ABD Başkanı Trump’ın Suriye’den çekilme kararını açıklarken söyledikleri eğer bir akıl tutulmasının soncu değilse, bilinmelidir ki, bölgemiz daha uzun yıllar huzur bulmayacak, iç çatışmalar devam edecek demektir. Çünkü yapılan açıklamada öylesine iğrenç itiraflar ve çelişkiler var ki, normal bir insanın hiç olmazsa müttefiklerini kırmamak için edeben daha dikkatli konuşması gerekir. Ancak, Trump için belli ki bu tür duygusal yaklaşımlar pek önemli değil. Onun için önemli olan ille de para ve çıkar.
Önce Trump’ın açıklamalarından bazı cümleleri aktararak hatırlatmak istiyorum. Trump öncelikli olarak çekilme kararını açıklarken, “Sonu olmayan savaştan çıkma zamanı geldi” diyor. Bu sözler bölgemizin ABD eliyle bir bataklığa çevrildiğinin itirafı değil midir? Trump bir başka yerde de, “Kürtlerle değil PKK ile iş tuttuk” diyerek daha düne kadar terör örgütü olarak ilan ettikleri bir grup ile birlikte hareket ettiklerini itiraf ediyor. İtiraf ediyor diyorum çünkü ABD’nin Türkiye’yi değil terör örgütü PKK/YPG’yi ortak olarak tercih ettiğine bu köşede yüzlerce kez dikkat çektik. Trump, cümlesinin devamında, “YPG/PKK bizimle birlikte savaştı, onlara çok para ödendi ve teçhizat verildi. Yıllardır Türkiye’ye karşı savaşıyorlar” cümleleri sanıyorum bir itirafın da ötesinde anlam ifade ediyor. Geleceğe dönük bir projede nelerin olduğunun düşünülmesi gerekiyor. Özellikle DEAŞ ile ilgili sorumluluğun Türkiye’ye yıkılmak istenmesi bile şeytanca bir planı göstermeye yetecektir. Çünkü DEAŞ terör örgütünün ortaya çıkışının, bölgeye sürülmesinin sorumlusu Türkiye değil ya da bir başka bölge ülkesi değil. Tüm bunlar ABD’nin bundan sonra da bölge ülkelerinden çok terör grupları ile birlikte hareket edeceğini de gösteriyor.

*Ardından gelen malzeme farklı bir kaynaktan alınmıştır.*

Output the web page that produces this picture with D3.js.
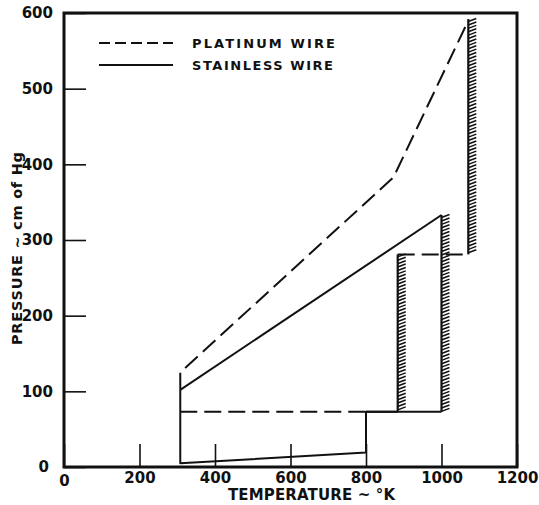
<!DOCTYPE html>
<html>
<head>
<meta charset="utf-8">
<script src="https://cdn.jsdelivr.net/npm/d3@7"></script>
<style>
  html, body { margin: 0; padding: 0; background: #fff; }
  svg { display: block; }
  text { font-family: "DejaVu Sans", sans-serif; font-weight: bold; fill: #111; }
</style>
</head>
<body>
<svg id="chart" width="539" height="505"></svg>
<script>
// ---- data ----
const xTicks = [0, 200, 400, 600, 800, 1000, 1200];
const yTicks = [0, 100, 200, 300, 400, 500, 600];
const xTitle = "TEMPERATURE ~ °K";
const yTitle = "PRESSURE ~ cm of Hg";
const legendLabels = ["PLATINUM  WIRE", "STAINLESS  WIRE"];

// platinum wire boundaries (dashed)  [temperature K, pressure cmHg]
const platinumUpper = [[308, 102], [308, 125], [873, 383], [1071, 590]];
const platinumLower = [[308, 73], [800, 73]];
const platinumStep  = [[884, 281], [1071, 281]];

// stainless wire boundaries (solid)
const stainlessUpper = [[308, 102], [1000, 333]];
const stainlessLower = [[308, 102], [308, 5], [800, 19], [800, 73], [1000, 73]];
const stainlessShelf = [[800, 73], [884, 73]];

// hatched limit lines: [temperature, pressure from, pressure to]
const hatchLimits = [[884, 73, 281], [1000, 73, 333], [1071, 281, 592]];

// ---- layout ----
const svg = d3.select("#chart");
const x = d3.scaleLinear().domain([0, 1200]).range([64, 517]);
const y = d3.scaleLinear().domain([0, 600]).range([467, 13]);
const line = d3.line().x(d => x(d[0])).y(d => y(d[1]));
const fmt = d3.format("d");

// axes
const gx = svg.append("g").attr("transform", `translate(0,${y(0)})`)
  .call(d3.axisBottom(x).tickValues(xTicks).tickFormat(fmt)
    .tickSizeInner(-23).tickSizeOuter(0).tickPadding(5));
const gy = svg.append("g").attr("transform", `translate(${x(0)},0)`)
  .call(d3.axisLeft(y).tickValues(yTicks).tickFormat(fmt)
    .tickSizeInner(-22).tickSizeOuter(0).tickPadding(11));
[gx, gy].forEach(g => {
  g.select(".domain").remove();
  g.selectAll(".tick line").attr("stroke", "#111").attr("stroke-width", 1.6);
  g.selectAll(".tick text").attr("font-size", 15).attr("font-family", "DejaVu Sans")
    .attr("font-weight", "bold").attr("fill", "#111");
});
gy.selectAll(".tick text").filter(d => d === 0).attr("dx", -4);
gx.selectAll(".tick text").filter(d => d === 0).attr("dy", "0.95em");
gx.selectAll(".tick text").filter(d => d === 1200).attr("dx", 0);

// frame
svg.append("rect")
  .attr("x", x(0)).attr("y", y(600))
  .attr("width", x(1200) - x(0)).attr("height", y(0) - y(600))
  .attr("fill", "none").attr("stroke", "#111").attr("stroke-width", 3);

// data lines
const dash = "17,7";
[platinumUpper, platinumLower, platinumStep].forEach(d => {
  svg.append("path").attr("d", line(d)).attr("fill", "none")
    .attr("stroke", "#111").attr("stroke-width", 2).attr("stroke-dasharray", dash);
});
[stainlessUpper, stainlessLower, stainlessShelf].forEach(d => {
  svg.append("path").attr("d", line(d)).attr("fill", "none")
    .attr("stroke", "#111").attr("stroke-width", 2).attr("stroke-linejoin", "round");
});

// hatched limit lines
hatchLimits.forEach(([t, p0, p1]) => {
  const px = x(t), ya = y(p1), yb = y(p0);
  svg.append("line").attr("x1", px).attr("x2", px).attr("y1", ya).attr("y2", yb)
    .attr("stroke", "#111").attr("stroke-width", 2.2);
  const marks = d3.range(ya + 1, yb - 1, 3.4);
  svg.append("g").selectAll("line").data(marks).join("line")
    .attr("x1", px).attr("y1", d => d + 1.5)
    .attr("x2", px + 8).attr("y2", d => d - 1.5)
    .attr("stroke", "#111").attr("stroke-width", 1.5);
});

// legend
const lg = svg.append("g");
legendLabels.forEach((lab, i) => {
  const ly = 43 + i * 22;
  lg.append("line").attr("x1", 99).attr("x2", 173).attr("y1", ly).attr("y2", ly)
    .attr("stroke", "#111").attr("stroke-width", 1.8)
    .attr("stroke-dasharray", i === 0 ? "11,5" : null);
  lg.append("text").attr("x", 192).attr("y", ly + 5).attr("font-size", 13)
    .attr("textLength", i === 0 ? 143 : 141).attr("lengthAdjust", "spacing")
    .text(lab);
});

// axis titles
svg.append("text").attr("x", 228).attr("y", 500).attr("font-size", 15)
  .attr("textLength", 167).attr("lengthAdjust", "spacing").text(xTitle);
svg.append("text").attr("transform", "translate(22,345) rotate(-90)")
  .attr("x", 0).attr("y", 0).attr("font-size", 14.5)
  .attr("textLength", 193).attr("lengthAdjust", "spacing").text(yTitle);
</script>
</body>
</html>
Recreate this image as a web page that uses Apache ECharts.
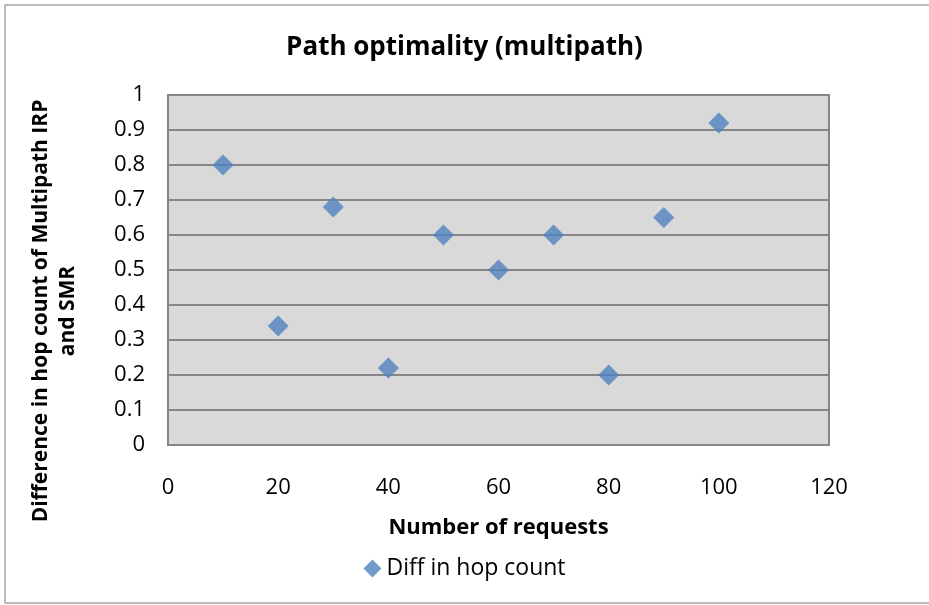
<!DOCTYPE html>
<html>
<head>
<meta charset="utf-8">
<script src="https://cdn.jsdelivr.net/npm/echarts@6/dist/echarts.min.js"></script>
<style>
  html, body { margin: 0; padding: 0; background: #fff; }
  #chart { width: 929px; height: 605px; }
</style>
</head>
<body>
<div id="chart"></div>
<script>
// data
const requests = [10, 20, 30, 40, 50, 60, 70, 80, 90, 100];
const hopDiff = [0.8, 0.34, 0.68, 0.22, 0.6, 0.5, 0.6, 0.2, 0.65, 0.92];
const seriesName = "Diff in hop count";

const font = "'Open Sans', 'Liberation Sans', sans-serif";
const chart = echarts.init(document.getElementById("chart"));

chart.setOption({
  animation: false,
  backgroundColor: "#fff",
  title: {
    text: "Path optimality (multipath)",
    left: "center",
    top: 30,
    textStyle: { fontFamily: font, fontSize: 26, fontWeight: "bold", color: "#000" }
  },
  legend: {
    top: 552,
    left: "center",
    itemWidth: 18,
    itemHeight: 18,
    itemGap: 4,
    textStyle: { fontFamily: font, fontSize: 23, color: "#000" },
    data: [{ name: seriesName, icon: "diamond" }]
  },
  grid: {
    left: 168, right: 100, top: 95, bottom: 160,
    outerBoundsMode: "none",
    show: true,
    backgroundColor: "#d9d9d9",
    borderColor: "#868686",
    borderWidth: 2
  },
  xAxis: {
    type: "value",
    min: 0,
    max: 120,
    interval: 20,
    name: "Number of requests",
    nameLocation: "middle",
    nameGap: 72,
    nameTextStyle: { fontFamily: font, fontSize: 22, fontWeight: "bold", color: "#000" },
    axisLine: { show: false },
    axisTick: { show: false },
    splitLine: { show: false },
    axisLabel: { fontFamily: font, fontSize: 22, color: "#000", margin: 32 }
  },
  yAxis: {
    type: "value",
    min: 0,
    max: 1,
    interval: 0.1,
    name: "Difference in hop count of Multipath IRP\nand SMR",
    nameLocation: "middle",
    nameGap: 86,
    nameTextStyle: {
      fontFamily: font, fontSize: 21, fontWeight: "bold", color: "#000",
      lineHeight: 27, padding: [0, 82, 0, 0]
    },
    axisLine: { show: false },
    axisTick: { show: false },
    splitLine: { show: true, lineStyle: { color: "#868686", width: 2 } },
    axisLabel: { fontFamily: font, fontSize: 22, color: "#000", margin: 23 }
  },
  graphic: [
    {
      type: "rect",
      shape: { x: 5, y: 5, width: 940, height: 598 },
      style: { fill: null, stroke: "#a6a6a6", lineWidth: 1.5 },
      silent: true
    }
  ],
  series: [
    {
      name: seriesName,
      type: "scatter",
      symbol: "diamond",
      symbolSize: 21,
      itemStyle: { color: "#4f81bd" },
      data: requests.map((x, i) => [x, hopDiff[i]])
    }
  ]
});
</script>
</body>
</html>
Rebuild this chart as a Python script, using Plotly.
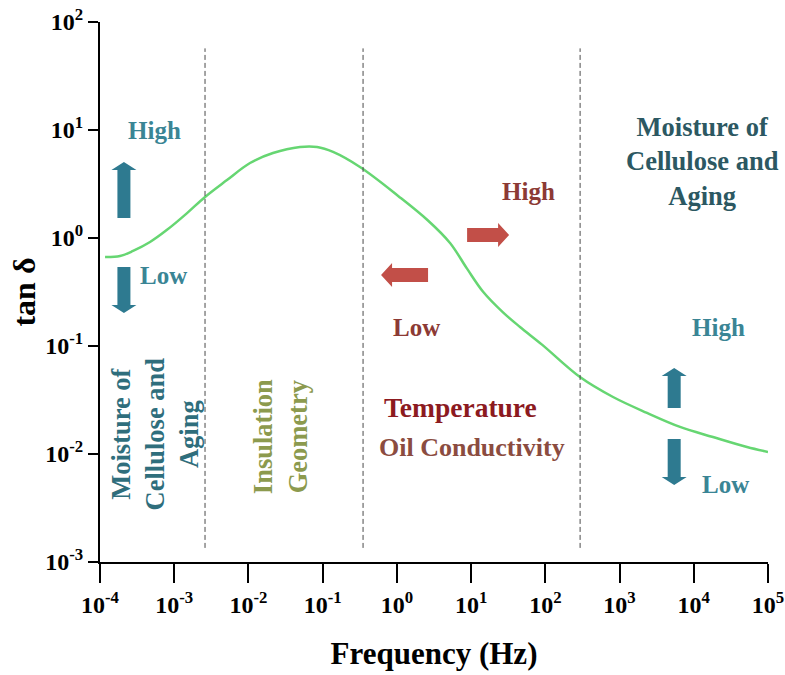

Bu noktada terör örgütlerine yıllardan beri akıtılan bunca para, silah ve mühimmatı geri toplamadığı da düşünüldüğünde ABD çatışmalarda yer almasa bile her türlü desteği verdiği teröristler, yani ABD’nin paralı askerleri bölgeyi karıştırmaya devam edecekler ve bölge ülkeleri de bu terör örgütlerinden kurtulmak adına ABD’nin paralı askerleri ile mücadele edecek. Böyle olunca ABD tamamen çekilse bile Türkiye ve diğer bölge ülkeleri ABD ile savaşıyor olmayacaklar mı?
Yine Trump’ın açıklamaları içinde yer alan DEAŞ ile ilgili bölüm de çok dikkat çekicidir. Beyaz Saray açıklamasında, ABD’nin Türkiye’nin Suriye’de düzenleyeceği operasyona dâhil olmayacağı belirtilirken, “DEAŞ üyelerinin artık Türkiye’nin sorumluluğunda olduğu” duyuruldu. Trump bununla da yetinmiyor DEAŞ konusunda tek başına Türkiye’yi değil Avrupa, Suriye, İran, Irak, Rusya ve Kürtlerin çözmesi gerektiğini belirtiyor. Açıklamaya dikkatli bakıldığında Irak’tan sonra Suriye’de de Kürtlere özerk bir bölge oluşturmak için çalışıldığı, bu hedeften vazgeçilmediği görülüyor. Yani, İsrail’in güvenliğini sağlayacak ve önünü açacak olan Büyük Ortadoğu Projesi’nin uygulamasında ABD devreye Avrupa ve Rusya’yı da sokmak istiyor.
Irak’ı kimlerin işgal ettiği ve o günden bu yana bu ülkeye barış ve huzurun gelmediği, ardından Suriye’yi kimlerin karıştırdığı ve yıllardan beri sadece Suriye’ye değil bölgeye huzur ve barışın gelmediği düşünüldüğünde hâlâ ABD’den dost ve müttefik olarak bahsedilecekse bu işin ardında başka şeylerin olduğunun da görülmesi gerekiyor. Asıl meselenin ise bölge ülkelerinin ABD ve diğer emperyalistlerin oyunlarına alet olmayı bırakarak aralarında birlik oluşturmanın yollarını aramaları gerekiyor. Aksi halde bu tür oyunlar ad ve biçim değiştirerek karşımıza çıkmaya devam edecektir.